Kerkbezoek in Nederland neemt verder af

Het kerkbezoek in Nederland is de afgelopen jaren verder afgenomen. Ging elf jaar geleden nog 23 procent van de volwassenen ten minste één keer per maand naar de kerk, in 2008 was dat nog 19 procent.

Dat blijkt uit onderzoek van het Centraal Bureau voor de Statistiek (CBS). Vooral de Nederlands Hervormde Kerk die in 2004 opging in de Protestantse Kerk in Nederland (PKN), heeft de laatste jaren aanhang verloren. Rekende in 1999 nog 14 procent zich tot deze gezindte, in 2008 voelt nog maar 10 procent zich tot deze stroming aangetrokken. Het aandeel gereformeerden daalde de afgelopen elf jaar van 7 naar 4 procent. Het CBS heeft geen uitsplitsing gemaakt naar de gereformeerden die zich in 2004 bij de PKN hebben aangesloten, en de aanhangers van behoudende groeperingen als de Gereformeerde Kerken Vrijgemaakt en de Gereformeerde gemeenten in Nederland en Noord-Amerika.

Groei zit er wel in het aantal islamieten in Nederland, van 3 naar 4 procent, zo becijferde het CBS. Die toename wordt voornamelijk veroorzaakt door de stijging van het aantal niet-westerse allochtonen.

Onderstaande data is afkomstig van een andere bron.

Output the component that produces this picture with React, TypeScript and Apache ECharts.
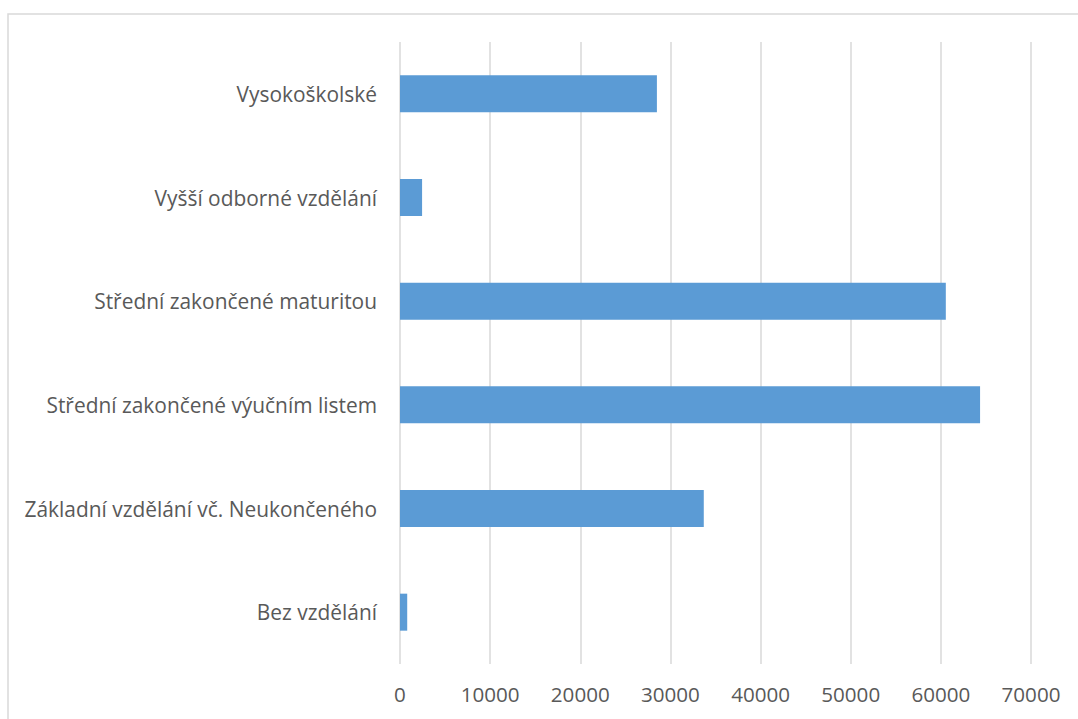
import React, { useEffect, useRef } from "react";
import * as echarts from "echarts";

const categories = [
  "Bez vzdělání",
  "Základní vzdělání vč. Neukončeného",
  "Střední zakončené výučním listem",
  "Střední zakončené maturitou",
  "Vyšší odborné vzdělání",
  "Vysokoškolské",
];
const values = [800, 33700, 64350, 60550, 2450, 28500];
const xMin = 0;
const xMax = 70000;
const xInterval = 10000;

export default function App() {
  const ref = useRef<HTMLDivElement>(null);
  useEffect(() => {
    if (!ref.current) return;
    const chart = echarts.init(ref.current, null, { renderer: "svg" });
    const font = "'Open Sans', 'Noto Sans', sans-serif";
    chart.setOption({
      animation: false,
      backgroundColor: "#ffffff",
      graphic: [
        {
          type: "rect",
          shape: { x: 8, y: 14, width: 1100, height: 800 },
          style: { fill: "none", stroke: "#d9d9d9", lineWidth: 1.5 },
          silent: true,
        },
      ],
      grid: { left: 400, right: 47, top: 42, bottom: 55 },
      xAxis: {
        type: "value",
        min: xMin,
        max: xMax,
        interval: xInterval,
        axisLine: { show: false },
        axisTick: { show: false },
        axisLabel: {
          color: "#595959",
          fontSize: 20.6,
          fontFamily: font,
          margin: 19,
          formatter: (v: number) => String(v),
        },
        splitLine: { show: true, lineStyle: { color: "#d9d9d9", width: 1.5 } },
      },
      yAxis: {
        type: "category",
        data: categories,
        axisLine: { show: false },
        axisTick: { show: false },
        axisLabel: { color: "#595959", fontSize: 20.9, fontFamily: font, margin: 23 },
        splitLine: { show: false },
      },
      series: [
        {
          type: "bar",
          data: values,
          barWidth: 37,
          itemStyle: { color: "#5b9bd5" },
        },
      ],
    });
    return () => chart.dispose();
  }, []);
  return (
    <div
      ref={ref}
      style={{ position: "fixed", left: 0, top: 0, width: 1078, height: 719 }}
    />
  );
}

De onderzoekers bij het CBS noemen het opvallend dat de kerkelijkheid in de sterk stedelijke gebieden tussen 1999 en 2008 licht is toegenomen, terwijl die in alle overige gebieden afneemt.

Gereformeerden zijn de meest regelmatige kerkgangers. Van hen gaat 63 procent geregeld naar de kerk. Bijna de helft gaat minimaal een keer per week. Van de mensen die zich rekenen tot de PKN-stroming gaat ook 63 procent regelmatig naar het godshuis, terwijl van alle stromingen de katholieken het minst frequent naar de kerk gaan: 23 procent gaat regelmatig. Binnen de islamitische gemeenschap maakt ruim een derde een vaste gang naar de moskee. "De helft gaat zelden of nooit", aldus het CBS.